Monday, January 05, 2004
Shocking Nobody
Imagine that, delays in hearing cases in the Cuyahoga County Juvenile Court results in increased costs. Funny that having to hold the delinquents in the detention center for longer periods while waiting to hear the case is more expensive than quickly adjudicating the matter.
The article points out that the Juvi Court, that has been extremely poor in its performance for years, actually has made great strides in recent years. I know during my law school years that the court was continually being ridiculed and subject to periodic exposes of how badly it was operating. The court has only recently taken steps to overhaul its archaic computer and data entry systems. It is still way behind in technology and staffing compared to the Cuyahoga County Courts.
Continuances, though, are usually at the request of the prosecuting and defense attorneys. Some are quoted as complaining about the delays and applauding the findings. I suspect they won't be so happy if the court actually follows through on reducing continuances.
UPDATE: Mommies At Law has a good post with more information on the matter
Glad He Admitted It, Now Go Away
Well, it's true. Pete Rose finally admitted that he bet on baseball and the team he was managing (but never against them). All is revealed in his new, and second, autobiography that comes out tomorrow. Of course this "shocking" revelation was expected weeks ago.
I've said it before, and I'll say it again. Rose can and should go into the Hall of Fame. His gambling on baseball (that is known) is limited to his time as manager of the Reds. He is a HOFer as a player. He cannot and should not, however, be allowed back into baseball. He broke the most important rule. He put the integrity of every game he was involved in into question. That is an unforgivable sin, worthy of the lifetime ban without any chance to come back. It doesn't even matter to me that Rose isn't seeming terribly sincere in his admission and apologies (this is not surprising).
The problem is Rose himself. He doesn't want just the HOF. He wants it all. He wants back into baseball. He thinks a team (I guess the Reds) would hire/trust him to a coaching/managerial job. He will not settle for just getting into the HOF. If they let him in there, he will still campaign, cajole, carp, and complain that he is being treated unfairly and deserves to have his ban lifted.

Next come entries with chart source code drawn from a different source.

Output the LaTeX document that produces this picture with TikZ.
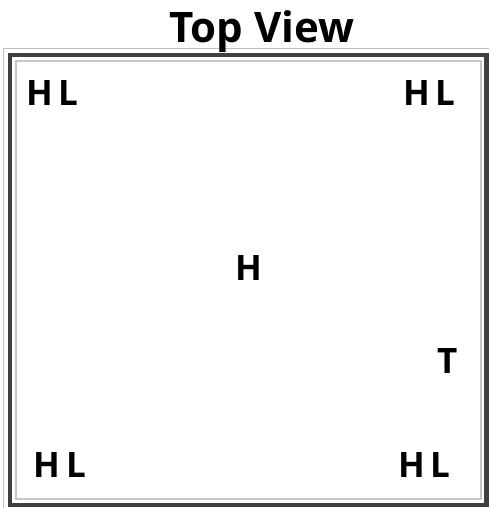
\documentclass[tikz,border=0pt]{standalone}
\usepackage{fontspec}
\setmainfont{Open Sans}
\begin{document}
\begin{tikzpicture}[x=1pt,y=-1pt,
  lbl/.style={font=\fontsize{35}{35}\selectfont\bfseries, inner sep=0pt, anchor=base west, text=black},
  ttl/.style={font=\fontsize{42}{42}\selectfont\bfseries, inner sep=0pt, anchor=base, text=black}]
\useasboundingbox[fill=white] (0,0) rectangle (489,508);
\draw[gray!50, line width=1.5] (3.5,48.5) rectangle (495,515);
\draw[black!75, line width=4.5] (10,55) rectangle (486.5,505);
\draw[gray!45, line width=1.5] (16,61) rectangle (481,499);
\node[ttl] (title) at (262,43) {Top View};
\node[lbl] (h1) at (26,106) {H};
\node[lbl] (l1) at (58,106) {L};
\node[lbl] (h2) at (403,106) {H};
\node[lbl] (l2) at (435,106) {L};
\node[lbl] (h3) at (235,280) {H};
\node[lbl] (t1) at (437,373) {T};
\node[lbl] (h4) at (33,477) {H};
\node[lbl] (l4) at (66,477) {L};
\node[lbl] (h5) at (398,477) {H};
\node[lbl] (l5) at (430,477) {L};
\end{tikzpicture}
\end{document}
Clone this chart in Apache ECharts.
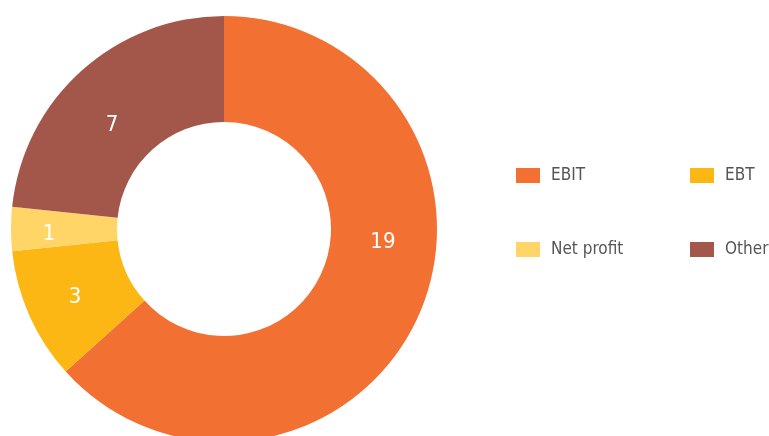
<!DOCTYPE html>
<html><head><meta charset="utf-8">
<script src="https://cdn.jsdelivr.net/npm/echarts@6/dist/echarts.min.js"></script>
<style>html,body{margin:0;padding:0;background:#fff}#c{width:769px;height:436px}</style>
</head><body><div id="c"></div>
<script>
const categories = ["EBIT", "EBT", "Net profit", "Other"];
const values = [19, 3, 1, 7];
const colors = ["#F37033", "#FDB714", "#FFD567", "#A3564A"];
const labelOffsets = [[10, -53], [0, 2], [-12, 5], [-3, 17]];
const font = "'DejaVu Sans Condensed', 'Roboto', sans-serif";

const chart = echarts.init(document.getElementById('c'));
const legendCommon = {
  orient: 'vertical', itemWidth: 24, itemHeight: 15, itemGap: 57,
  icon: 'rect', textStyle: {color: '#555', fontSize: 17, fontFamily: font, padding: [0,0,0,6]}
};
chart.setOption({
  animation: false,
  color: colors,
  legend: [
    Object.assign({left: 511, top: 162, data: [categories[0], categories[2]]}, legendCommon),
    Object.assign({left: 685, top: 162, data: [categories[1], categories[3]]}, legendCommon)
  ],
  series: [{
    type: 'pie',
    center: [224, 229],
    radius: [107, 213],
    startAngle: 90,
    clockwise: true,
    label: {show: true, position: 'inside', formatter: '{c}', color: '#fff', fontSize: 22, fontFamily: font},
    labelLine: {show: false},
    itemStyle: {borderWidth: 0},
    emphasis: {disabled: true},
    data: categories.map((n, i) => ({name: n, value: values[i], label: {offset: labelOffsets[i]}}))
  }]
});
</script></body></html>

So, until Rose is willing to compromise on his status, he has to stay out of baseball and the HOF.
Time Crunch and Excuses
Okay, so posting didn't return for a while. My time on the computer lately has been limited. The kid has started waking up about an hour earlier, giving me only 1-1 1/2 hours on the computer in the morning. By the time I finish looking at other blogs and looking at newspapers, I barely have any time to post. What posting I have done, has been for Pitt Sports Blather. Any evening computer time, lately has been used for non-blog writing.
It's annoying to me, because I've got a couple windows open on my browser for the last couple days that I want to use for a post, but haven't had the time to compose and grab some other links (if I would copy them into notepad, I'd probably just forget about it completely).
I guess to some extent I'm in a bit of a blog funk, at least as it relates to non-sports items. Just have to work through it -- assuming the snow squalls don't knock out the power.